|Plates right out of the Glaze Kiln!|
All diners have the opportunity to bid on a selection of food and craft-related items in the Center’s NOT SO SILENT AUCTION which will be displayed in the Lobby. Included in the Not So Silent Auction will be a Pasta-Making class at Volturno’s, 72 Shrewsbury Street in Worcester; 2-tickets to the Worcester Wine Festival happening in September, 2019 along with a generous gift certificate from Julio’s Liquors in Westborough; a private behind-the-scenes tour of the Ecotarium for six; a basketful of Swedish delights including a Kosta Boda crystal candleholder; a handwoven bag by internationally known Saori weaver, Mihoko Wakabayashi with a complimentary guest pass to a weaving lesson; and a surprise cooking experience with Chef Alina Eisenhauer in your home.
Community committee members working on the 2019 event include Birgit Straehle, Tina Zlody, Tracy Dill, Scott Erb, Donna Dufault, Honee Hess, Candace Casey, and Tom O’Malley.
Diners can expect the unexpected after dinner, including handmade desserts and, well, who knows?! Also available this evening is the last viewing of the Worcester Center for Crafts’ current exhibit, PORTRAITS IN MASCULINITY (Photography by Eric Nichols) which closes after dinner is done. These larger than life portraits might have you thinking someone is looking over your shoulder at your plate selection!
|Dynamy Intern, Amanda, color coordinates her plate selection.|
PHOTO OPPORTUNITY: The process that creates all of the plates is very photogenic and lends itself to video as well. Plates are being made on the potters’ wheel (“thrown”) and hand-built. For both, the clay first is wedged and made suitable for throwing or shaping. A thrown plate begins with a lump of clay centered on the potters’ wheel which is then pulled into a plate shape. It is dried slightly and trimmed—at this point it is called greenware (see photo of greenware plates drying). Hand-built plates are shaped by hand, sometimes through pinching, sometimes by rolling out the clay much like rolling out a pie crust. Once shaped, it is dried and decorated. Both thrown plates and hand-built plates are put into an electric kiln and fired to bisque stage—hard but not impervious to water. It is at the bisque stage that glazes and slips are applied. The glazed plates are then placed in the kiln again, but this time at a higher temperature and the glaze fuses with the clay producing the final plate. IF YOU WOULD LIKE TO PHOTOGRAPH OR VIDEO THIS PROCESS, PLEASE CONTACT US.

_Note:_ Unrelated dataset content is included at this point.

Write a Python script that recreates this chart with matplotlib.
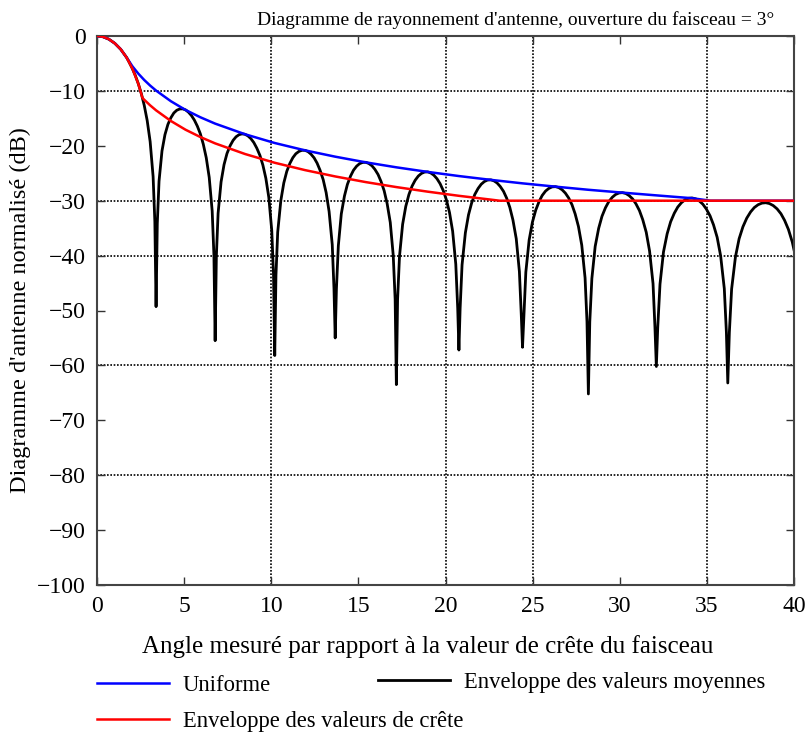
import matplotlib
matplotlib.use("Agg")
import matplotlib.pyplot as plt

plt.rcParams['font.family'] = ['Liberation Serif', 'DejaVu Serif']

# diagramme (courbe noire), un lobe par ligne
angle_diag = [
    0.0, 0.34, 0.68, 1.02, 1.36, 1.70, 1.86, 2.03, 2.20, 2.37, 2.54, 2.71, 2.88, 3.05, 3.22, 3.32,
    3.39, 3.46, 3.56, 3.73, 3.90, 4.07, 4.24, 4.41, 4.58, 4.75, 4.92, 5.09, 5.25, 5.42, 5.59, 5.76, 5.93, 6.10, 6.27, 6.44, 6.61, 6.71,
    6.78, 6.85, 6.95, 7.12, 7.29, 7.46, 7.64, 7.81, 7.98, 8.15, 8.32, 8.49, 8.66, 8.83, 9.00, 9.17, 9.35, 9.52, 9.69, 9.86, 10.03, 10.13,
    10.2, 10.27, 10.37, 10.55, 10.72, 10.89, 11.07, 11.24, 11.41, 11.59, 11.76, 11.94, 12.11, 12.28, 12.46, 12.63, 12.80, 12.98, 13.15, 13.32, 13.50, 13.60,
    13.67, 13.74, 13.85, 14.02, 14.20, 14.37, 14.55, 14.72, 14.90, 15.07, 15.25, 15.43, 15.60, 15.78, 15.95, 16.13, 16.30, 16.48, 16.65, 16.83, 17.00, 17.11,
    17.18, 17.25, 17.36, 17.54, 17.72, 17.90, 18.08, 18.26, 18.44, 18.62, 18.80, 18.98, 19.15, 19.33, 19.51, 19.69, 19.87, 20.05, 20.23, 20.41, 20.59, 20.70,
    20.77, 20.84, 20.95, 21.14, 21.32, 21.50, 21.68, 21.87, 22.05, 22.23, 22.41, 22.60, 22.78, 22.96, 23.14, 23.33, 23.51, 23.69, 23.87, 24.06, 24.24, 24.35,
    24.42, 24.50, 24.61, 24.80, 24.99, 25.18, 25.37, 25.55, 25.74, 25.93, 26.12, 26.31, 26.50, 26.69, 26.88, 27.07, 27.26, 27.44, 27.63, 27.82, 28.01, 28.12,
    28.2, 28.28, 28.40, 28.59, 28.79, 28.98, 29.18, 29.37, 29.57, 29.76, 29.96, 30.15, 30.35, 30.54, 30.74, 30.93, 31.13, 31.32, 31.52, 31.71, 31.91, 32.02,
    32.1, 32.18, 32.31, 32.51, 32.72, 32.92, 33.13, 33.33, 33.54, 33.74, 33.95, 34.15, 34.36, 34.56, 34.77, 34.97, 35.18, 35.38, 35.59, 35.79, 36.00, 36.12,
    36.2, 36.29, 36.42, 36.64, 36.85, 37.07, 37.29, 37.51, 37.72, 37.94, 38.16, 38.38, 38.59, 38.81, 39.03, 39.25, 39.46, 39.68, 39.90, 40.0]
gain_diag = [
    0.0, -0.14, -0.58, -1.33, -2.42, -3.92, -4.86, -5.94, -7.20, -8.69, -10.45, -12.62, -15.39, -19.23, -25.61, -33.81,
    -49.3, -34.14, -26.45, -20.93, -17.97, -16.10, -14.89, -14.02, -13.52, -13.29, -13.27, -13.47, -13.88, -14.49, -15.33, -16.43, -17.81, -19.71, -22.18, -25.75, -31.87, -39.92,
    -55.5, -40.08, -32.28, -26.58, -23.44, -21.40, -19.98, -19.01, -18.36, -17.98, -17.83, -17.90, -18.19, -18.69, -19.41, -20.42, -21.75, -23.52, -25.91, -29.40, -35.46, -43.47,
    -58.2, -43.59, -35.74, -29.97, -26.77, -24.67, -23.19, -22.16, -21.45, -21.02, -20.82, -20.83, -21.06, -21.52, -22.20, -23.15, -24.44, -26.16, -28.52, -31.97, -37.98, -45.98,
    -55.0, -46.06, -38.20, -32.40, -29.16, -27.03, -25.52, -24.45, -23.71, -23.25, -23.02, -23.01, -23.22, -23.64, -24.30, -25.23, -26.49, -28.19, -30.52, -33.95, -39.94, -47.93,
    -63.5, -48.00, -40.12, -34.29, -31.04, -28.88, -27.35, -26.27, -25.51, -25.03, -24.78, -24.75, -24.94, -25.35, -25.99, -26.90, -28.15, -29.83, -32.15, -35.56, -41.55, -49.52,
    -57.2, -49.58, -41.69, -35.85, -32.58, -30.41, -28.87, -27.77, -27.00, -26.51, -26.24, -26.20, -26.38, -26.77, -27.40, -28.30, -29.54, -31.21, -33.51, -36.92, -42.89, -50.86,
    -56.7, -50.90, -43.01, -37.16, -33.88, -31.70, -30.15, -29.04, -28.25, -27.76, -27.48, -27.44, -27.61, -28.00, -28.62, -29.51, -30.74, -32.40, -34.70, -38.10, -44.06, -52.03,
    -65.2, -52.07, -44.17, -38.32, -35.03, -32.84, -31.28, -30.17, -29.38, -28.87, -28.59, -28.53, -28.69, -29.07, -29.68, -30.57, -31.80, -33.46, -35.75, -39.14, -45.10, -53.05,
    -60.2, -53.09, -45.19, -39.33, -36.03, -33.84, -32.28, -31.15, -30.36, -29.85, -29.56, -29.50, -29.67, -30.03, -30.64, -31.52, -32.74, -34.39, -36.67, -40.05, -46.01, -53.96,
    -63.2, -54.00, -46.09, -40.23, -36.93, -34.74, -33.17, -32.04, -31.25, -30.73, -30.44, -30.37, -30.52, -30.89, -31.49, -32.37, -33.58, -35.23, -37.51, -38.95]

# enveloppe uniforme (bleu)
angle_unif = [0.0, 0.34, 0.68, 1.02, 1.36, 1.70, 2.03, 2.37, 2.71, 3.05, 3.39, 4.24, 5.08, 5.93,
              6.78, 8.50, 10.2, 11.94, 13.67, 15.42, 17.18, 18.97, 20.77, 22.59, 24.42, 26.31,
              28.2, 30.16, 32.1, 34.16, 35.2, 40.0]
gain_unif = [0.0, -0.14, -0.58, -1.33, -2.42, -3.92, -5.51, -6.85, -8.01, -9.03, -9.94, -11.88,
             -13.47, -14.80, -15.96, -17.90, -19.49, -20.83, -21.98, -23.01, -23.92, -24.75, -25.51,
             -26.20, -26.84, -27.44, -28.01, -28.53, -29.03, -29.55, -30.0, -30.0]

# enveloppe des valeurs de crete (rouge)
angle_crete = [0.0, 0.34, 0.68, 1.02, 1.36, 1.70, 2.03, 2.37, 2.61, 2.71, 3.05, 3.39, 4.24, 5.08,
               5.93, 6.78, 8.50, 10.2, 11.94, 13.67, 15.42, 17.18, 18.97, 20.77, 22.59, 23.1, 40.0]
gain_crete = [0.0, -0.14, -0.58, -1.33, -2.42, -3.92, -5.94, -8.69, -11.28, -11.61, -12.63, -13.54,
              -15.48, -17.07, -18.40, -19.56, -21.50, -23.09, -24.43, -25.58, -26.61, -27.52, -28.35,
              -29.11, -29.80, -30.0, -30.0]

grid_x = [10, 20, 25, 35]
grid_y = [-10, -30, -40, -60, -80]

fig = plt.figure(figsize=(8.1, 7.33), dpi=100)
ax = fig.add_axes([97/810, 1-585/733, (794-97)/810, (585-36)/733])

for gx in grid_x:
    ax.axvline(gx, color='black', lw=1.2, ls=(0, (1, 1)), zorder=1)
for gy in grid_y:
    ax.axhline(gy, color='black', lw=1.2, ls=(0, (1, 1)), zorder=1)

l_unif, = ax.plot(angle_unif, gain_unif, color='#0000ff', lw=1.8, zorder=3)
l_crete, = ax.plot(angle_crete, gain_crete, color='#ff0000', lw=1.8, zorder=4)
l_diag, = ax.plot(angle_diag, gain_diag, color='black', lw=2.0, zorder=2)

ax.set_xlim(0, 40)
ax.set_ylim(-100, 0)
ax.set_xticks(range(0, 41, 5))
ax.set_yticks(range(-100, 1, 10))
ax.tick_params(direction='in', length=6, width=1, top=True, right=True,
               labelsize=17, pad=8, colors='#333333', labelcolor='black')
for sp in ax.spines.values():
    sp.set_color('#444444')
    sp.set_linewidth(1.5)

ax.set_title("Diagramme de rayonnement d'antenne, ouverture du faisceau = 3°",
             fontsize=14, x=(516-97)/697, pad=8)
ax.set_xlabel("Angle mesuré par rapport à la valeur de crête du faisceau", fontsize=18, labelpad=12)
ax.xaxis.set_label_coords((428-97)/697, -0.092)
ax.set_ylabel("Diagramme d'antenne normalisé (dB)", fontsize=17.5)
ax.yaxis.set_label_coords(-0.095, 0.5)

leg1 = fig.legend([l_unif, l_crete], ["Uniforme", "Enveloppe des valeurs de crête"],
                  loc='upper left', bbox_to_anchor=(97/810, 1-675/733), frameon=False,
                  fontsize=16.3, handlelength=3.2, handletextpad=0.6, borderpad=0,
                  borderaxespad=0, labelspacing=0.65)
leg2 = fig.legend([l_diag], ["Enveloppe des valeurs moyennes"],
                  loc='upper left', bbox_to_anchor=(378/810, 1-672/733), frameon=False,
                  fontsize=16.3, handlelength=3.2, handletextpad=0.6, borderpad=0,
                  borderaxespad=0)

fig.savefig("out.png", dpi=100)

|(Photo by Erb Photography) Making Pasta Dinner Plates|
About the Worcester Center for Crafts:
The Worcester Center for Crafts (WCC) is one of the oldest non-profit institutions for craft study in the United States. Founded in 1856 as the Worcester Employment Society to help immigrant women produce and sell hand-crafted wares to support their families, the Center evolved over the past 155 years into New England's leading center for craft education, exhibition and entrepreneurship. In 2004, the organization expanded and opened the New Street Glass Studio - an off-campus, 8,000 square foot, state-of-the-art, multi-studio glass facility. The WCC offers the only comprehensive glass studio program in New England available to the public. Through an affiliation begun in 2009, the WCC is home to the Worcester State University visual arts studios and partners in community outreach.

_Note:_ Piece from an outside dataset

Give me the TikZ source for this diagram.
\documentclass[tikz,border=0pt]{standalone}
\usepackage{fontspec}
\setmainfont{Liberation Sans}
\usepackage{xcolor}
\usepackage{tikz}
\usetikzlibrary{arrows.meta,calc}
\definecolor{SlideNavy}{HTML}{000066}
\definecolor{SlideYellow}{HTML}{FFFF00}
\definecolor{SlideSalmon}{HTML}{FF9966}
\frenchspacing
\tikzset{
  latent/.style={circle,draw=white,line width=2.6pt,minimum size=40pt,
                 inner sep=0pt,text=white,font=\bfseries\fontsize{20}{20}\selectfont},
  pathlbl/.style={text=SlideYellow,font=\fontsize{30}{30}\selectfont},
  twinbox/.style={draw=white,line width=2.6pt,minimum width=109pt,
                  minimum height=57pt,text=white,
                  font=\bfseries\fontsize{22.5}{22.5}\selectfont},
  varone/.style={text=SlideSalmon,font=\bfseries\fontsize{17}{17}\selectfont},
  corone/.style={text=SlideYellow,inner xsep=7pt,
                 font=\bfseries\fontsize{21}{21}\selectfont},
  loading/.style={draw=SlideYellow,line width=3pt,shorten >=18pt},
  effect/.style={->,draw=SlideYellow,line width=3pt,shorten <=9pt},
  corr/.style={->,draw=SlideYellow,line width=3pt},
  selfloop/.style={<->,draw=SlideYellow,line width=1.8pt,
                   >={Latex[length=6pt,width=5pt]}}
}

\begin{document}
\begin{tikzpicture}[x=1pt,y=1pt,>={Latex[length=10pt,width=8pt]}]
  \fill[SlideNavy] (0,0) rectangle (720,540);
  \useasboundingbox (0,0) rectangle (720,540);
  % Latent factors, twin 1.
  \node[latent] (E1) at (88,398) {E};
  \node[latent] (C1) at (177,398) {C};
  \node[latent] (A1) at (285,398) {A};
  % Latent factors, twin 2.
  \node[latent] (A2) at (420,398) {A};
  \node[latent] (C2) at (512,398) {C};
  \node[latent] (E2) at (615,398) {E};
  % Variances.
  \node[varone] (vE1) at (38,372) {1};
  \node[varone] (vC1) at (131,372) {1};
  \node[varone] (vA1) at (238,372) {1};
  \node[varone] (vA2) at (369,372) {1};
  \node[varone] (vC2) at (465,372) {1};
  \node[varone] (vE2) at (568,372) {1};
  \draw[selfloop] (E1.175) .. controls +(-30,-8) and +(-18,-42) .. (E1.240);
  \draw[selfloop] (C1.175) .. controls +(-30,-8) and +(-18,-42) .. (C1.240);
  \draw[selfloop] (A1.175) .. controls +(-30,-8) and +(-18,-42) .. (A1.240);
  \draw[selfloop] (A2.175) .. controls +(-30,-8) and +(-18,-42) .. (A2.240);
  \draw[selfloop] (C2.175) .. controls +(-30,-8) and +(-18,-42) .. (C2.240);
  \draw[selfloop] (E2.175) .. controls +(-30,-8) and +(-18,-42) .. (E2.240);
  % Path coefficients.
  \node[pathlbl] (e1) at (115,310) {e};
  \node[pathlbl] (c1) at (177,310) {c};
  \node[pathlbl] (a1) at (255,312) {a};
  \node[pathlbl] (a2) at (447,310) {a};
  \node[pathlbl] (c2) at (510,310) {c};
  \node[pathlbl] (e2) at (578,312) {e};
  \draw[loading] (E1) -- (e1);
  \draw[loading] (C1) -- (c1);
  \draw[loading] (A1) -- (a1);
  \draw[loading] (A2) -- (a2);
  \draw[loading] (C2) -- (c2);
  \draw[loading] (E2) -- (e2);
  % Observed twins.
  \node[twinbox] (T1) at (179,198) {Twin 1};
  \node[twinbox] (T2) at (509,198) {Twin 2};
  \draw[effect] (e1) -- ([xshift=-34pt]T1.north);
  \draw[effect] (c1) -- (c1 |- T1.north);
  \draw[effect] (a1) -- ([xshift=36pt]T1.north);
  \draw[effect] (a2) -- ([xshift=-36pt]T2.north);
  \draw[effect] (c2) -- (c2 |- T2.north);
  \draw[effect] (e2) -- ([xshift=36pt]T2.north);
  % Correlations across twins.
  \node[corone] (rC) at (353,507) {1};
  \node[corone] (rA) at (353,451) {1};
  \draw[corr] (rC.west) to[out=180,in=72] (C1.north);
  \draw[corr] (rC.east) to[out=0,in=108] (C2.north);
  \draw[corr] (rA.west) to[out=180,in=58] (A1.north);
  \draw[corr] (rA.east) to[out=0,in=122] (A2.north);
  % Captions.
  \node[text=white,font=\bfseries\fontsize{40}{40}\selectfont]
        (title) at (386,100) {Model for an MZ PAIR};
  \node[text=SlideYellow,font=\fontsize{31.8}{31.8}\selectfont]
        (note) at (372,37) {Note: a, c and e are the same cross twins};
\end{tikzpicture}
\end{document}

The Craft Center's mission is "to inspire and build a creative community" by providing high-quality craft education and training, by supporting craft artists in their professions, and through advocacy and public education initiatives including adult education classes and workshops, exhibitions showcasing the work of established and emerging artists, artist residencies, lectures, family events, studio rentals, Gallery Store, its Youth Craft + Creativity program and major events. The WCC is a member of the Worcester Cultural Coalition and receives funding from the Massachusetts Cultural Council.